- **YOUR INSTRUCTIONS**: Leave out the pictures and copy everything else below exactly.
— BEGIN —
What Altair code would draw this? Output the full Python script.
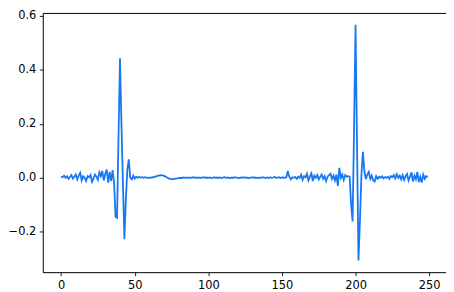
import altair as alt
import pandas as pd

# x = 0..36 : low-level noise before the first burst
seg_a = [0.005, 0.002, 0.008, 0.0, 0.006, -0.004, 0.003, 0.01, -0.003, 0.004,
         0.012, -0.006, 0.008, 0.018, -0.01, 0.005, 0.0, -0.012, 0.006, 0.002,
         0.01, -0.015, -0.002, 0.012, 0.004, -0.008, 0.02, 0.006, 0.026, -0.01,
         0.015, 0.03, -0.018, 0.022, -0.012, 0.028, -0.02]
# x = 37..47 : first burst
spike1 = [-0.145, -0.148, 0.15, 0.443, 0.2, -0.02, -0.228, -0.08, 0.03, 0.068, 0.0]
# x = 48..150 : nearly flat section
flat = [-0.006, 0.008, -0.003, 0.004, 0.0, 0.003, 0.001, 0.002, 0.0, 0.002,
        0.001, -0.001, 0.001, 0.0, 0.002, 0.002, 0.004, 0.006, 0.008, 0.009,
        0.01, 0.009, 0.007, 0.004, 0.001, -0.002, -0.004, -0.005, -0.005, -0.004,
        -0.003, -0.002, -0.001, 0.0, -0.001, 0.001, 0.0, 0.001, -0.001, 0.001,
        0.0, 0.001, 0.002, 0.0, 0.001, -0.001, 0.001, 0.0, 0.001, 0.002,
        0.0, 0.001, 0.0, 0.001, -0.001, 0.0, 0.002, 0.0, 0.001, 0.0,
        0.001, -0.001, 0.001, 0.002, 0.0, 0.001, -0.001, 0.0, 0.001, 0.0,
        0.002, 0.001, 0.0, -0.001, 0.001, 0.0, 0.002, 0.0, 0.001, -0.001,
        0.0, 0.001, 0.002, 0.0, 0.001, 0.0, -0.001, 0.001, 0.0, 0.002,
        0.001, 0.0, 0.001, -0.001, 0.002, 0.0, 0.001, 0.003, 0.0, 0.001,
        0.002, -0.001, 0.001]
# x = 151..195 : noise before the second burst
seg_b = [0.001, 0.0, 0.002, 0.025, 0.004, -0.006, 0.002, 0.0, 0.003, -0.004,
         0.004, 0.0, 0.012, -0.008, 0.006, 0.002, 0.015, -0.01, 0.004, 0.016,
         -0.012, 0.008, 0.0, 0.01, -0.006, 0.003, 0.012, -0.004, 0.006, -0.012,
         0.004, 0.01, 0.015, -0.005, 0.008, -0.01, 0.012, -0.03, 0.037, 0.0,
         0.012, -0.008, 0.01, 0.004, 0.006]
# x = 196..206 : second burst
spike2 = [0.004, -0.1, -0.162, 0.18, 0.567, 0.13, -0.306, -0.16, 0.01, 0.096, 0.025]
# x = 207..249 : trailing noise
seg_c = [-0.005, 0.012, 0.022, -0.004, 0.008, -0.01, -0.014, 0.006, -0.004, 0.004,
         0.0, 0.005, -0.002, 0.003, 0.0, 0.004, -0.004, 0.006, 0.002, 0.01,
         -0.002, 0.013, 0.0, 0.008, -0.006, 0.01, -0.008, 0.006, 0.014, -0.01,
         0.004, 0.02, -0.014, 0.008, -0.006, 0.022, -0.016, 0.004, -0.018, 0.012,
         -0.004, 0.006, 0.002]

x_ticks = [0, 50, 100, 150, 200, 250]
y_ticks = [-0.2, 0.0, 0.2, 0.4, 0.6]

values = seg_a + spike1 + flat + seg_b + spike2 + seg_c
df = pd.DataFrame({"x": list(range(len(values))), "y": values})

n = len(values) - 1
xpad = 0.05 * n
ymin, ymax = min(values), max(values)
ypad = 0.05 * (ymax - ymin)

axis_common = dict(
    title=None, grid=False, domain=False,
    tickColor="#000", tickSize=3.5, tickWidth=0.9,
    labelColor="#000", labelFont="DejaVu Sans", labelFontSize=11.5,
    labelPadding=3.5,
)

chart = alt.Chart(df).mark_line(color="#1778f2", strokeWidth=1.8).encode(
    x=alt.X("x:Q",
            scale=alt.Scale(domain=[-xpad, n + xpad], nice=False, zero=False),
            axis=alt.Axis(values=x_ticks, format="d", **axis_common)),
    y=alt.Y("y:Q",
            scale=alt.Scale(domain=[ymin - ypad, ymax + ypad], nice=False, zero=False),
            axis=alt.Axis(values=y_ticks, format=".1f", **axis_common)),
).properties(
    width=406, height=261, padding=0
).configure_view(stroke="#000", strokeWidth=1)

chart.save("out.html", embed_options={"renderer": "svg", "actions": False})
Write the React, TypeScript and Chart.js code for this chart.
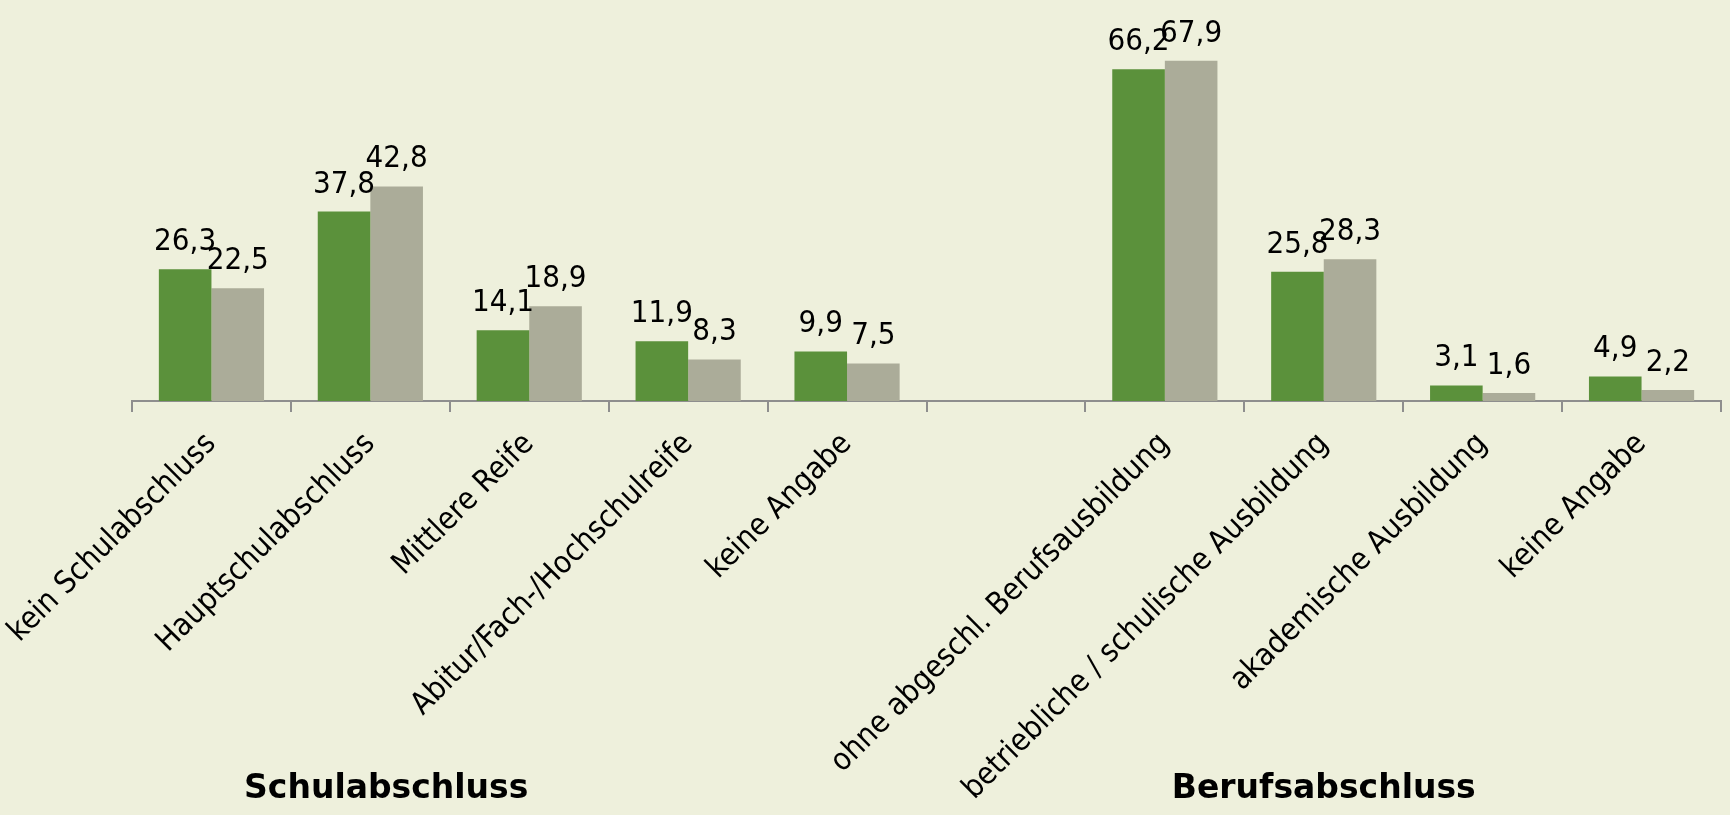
— END —
- **TASK SOLUTION**:
What Altair code would draw this? Output the full Python script.
import altair as alt
import pandas as pd

# x = 0..36 : low-level noise before the first burst
seg_a = [0.005, 0.002, 0.008, 0.0, 0.006, -0.004, 0.003, 0.01, -0.003, 0.004,
         0.012, -0.006, 0.008, 0.018, -0.01, 0.005, 0.0, -0.012, 0.006, 0.002,
         0.01, -0.015, -0.002, 0.012, 0.004, -0.008, 0.02, 0.006, 0.026, -0.01,
         0.015, 0.03, -0.018, 0.022, -0.012, 0.028, -0.02]
# x = 37..47 : first burst
spike1 = [-0.145, -0.148, 0.15, 0.443, 0.2, -0.02, -0.228, -0.08, 0.03, 0.068, 0.0]
# x = 48..150 : nearly flat section
flat = [-0.006, 0.008, -0.003, 0.004, 0.0, 0.003, 0.001, 0.002, 0.0, 0.002,
        0.001, -0.001, 0.001, 0.0, 0.002, 0.002, 0.004, 0.006, 0.008, 0.009,
        0.01, 0.009, 0.007, 0.004, 0.001, -0.002, -0.004, -0.005, -0.005, -0.004,
        -0.003, -0.002, -0.001, 0.0, -0.001, 0.001, 0.0, 0.001, -0.001, 0.001,
        0.0, 0.001, 0.002, 0.0, 0.001, -0.001, 0.001, 0.0, 0.001, 0.002,
        0.0, 0.001, 0.0, 0.001, -0.001, 0.0, 0.002, 0.0, 0.001, 0.0,
        0.001, -0.001, 0.001, 0.002, 0.0, 0.001, -0.001, 0.0, 0.001, 0.0,
        0.002, 0.001, 0.0, -0.001, 0.001, 0.0, 0.002, 0.0, 0.001, -0.001,
        0.0, 0.001, 0.002, 0.0, 0.001, 0.0, -0.001, 0.001, 0.0, 0.002,
        0.001, 0.0, 0.001, -0.001, 0.002, 0.0, 0.001, 0.003, 0.0, 0.001,
        0.002, -0.001, 0.001]
# x = 151..195 : noise before the second burst
seg_b = [0.001, 0.0, 0.002, 0.025, 0.004, -0.006, 0.002, 0.0, 0.003, -0.004,
         0.004, 0.0, 0.012, -0.008, 0.006, 0.002, 0.015, -0.01, 0.004, 0.016,
         -0.012, 0.008, 0.0, 0.01, -0.006, 0.003, 0.012, -0.004, 0.006, -0.012,
         0.004, 0.01, 0.015, -0.005, 0.008, -0.01, 0.012, -0.03, 0.037, 0.0,
         0.012, -0.008, 0.01, 0.004, 0.006]
# x = 196..206 : second burst
spike2 = [0.004, -0.1, -0.162, 0.18, 0.567, 0.13, -0.306, -0.16, 0.01, 0.096, 0.025]
# x = 207..249 : trailing noise
seg_c = [-0.005, 0.012, 0.022, -0.004, 0.008, -0.01, -0.014, 0.006, -0.004, 0.004,
         0.0, 0.005, -0.002, 0.003, 0.0, 0.004, -0.004, 0.006, 0.002, 0.01,
         -0.002, 0.013, 0.0, 0.008, -0.006, 0.01, -0.008, 0.006, 0.014, -0.01,
         0.004, 0.02, -0.014, 0.008, -0.006, 0.022, -0.016, 0.004, -0.018, 0.012,
         -0.004, 0.006, 0.002]

x_ticks = [0, 50, 100, 150, 200, 250]
y_ticks = [-0.2, 0.0, 0.2, 0.4, 0.6]

values = seg_a + spike1 + flat + seg_b + spike2 + seg_c
df = pd.DataFrame({"x": list(range(len(values))), "y": values})

n = len(values) - 1
xpad = 0.05 * n
ymin, ymax = min(values), max(values)
ypad = 0.05 * (ymax - ymin)

axis_common = dict(
    title=None, grid=False, domain=False,
    tickColor="#000", tickSize=3.5, tickWidth=0.9,
    labelColor="#000", labelFont="DejaVu Sans", labelFontSize=11.5,
    labelPadding=3.5,
)

chart = alt.Chart(df).mark_line(color="#1778f2", strokeWidth=1.8).encode(
    x=alt.X("x:Q",
            scale=alt.Scale(domain=[-xpad, n + xpad], nice=False, zero=False),
            axis=alt.Axis(values=x_ticks, format="d", **axis_common)),
    y=alt.Y("y:Q",
            scale=alt.Scale(domain=[ymin - ypad, ymax + ypad], nice=False, zero=False),
            axis=alt.Axis(values=y_ticks, format=".1f", **axis_common)),
).properties(
    width=406, height=261, padding=0
).configure_view(stroke="#000", strokeWidth=1)

chart.save("out.html", embed_options={"renderer": "svg", "actions": False})
Write the React, TypeScript and Chart.js code for this chart.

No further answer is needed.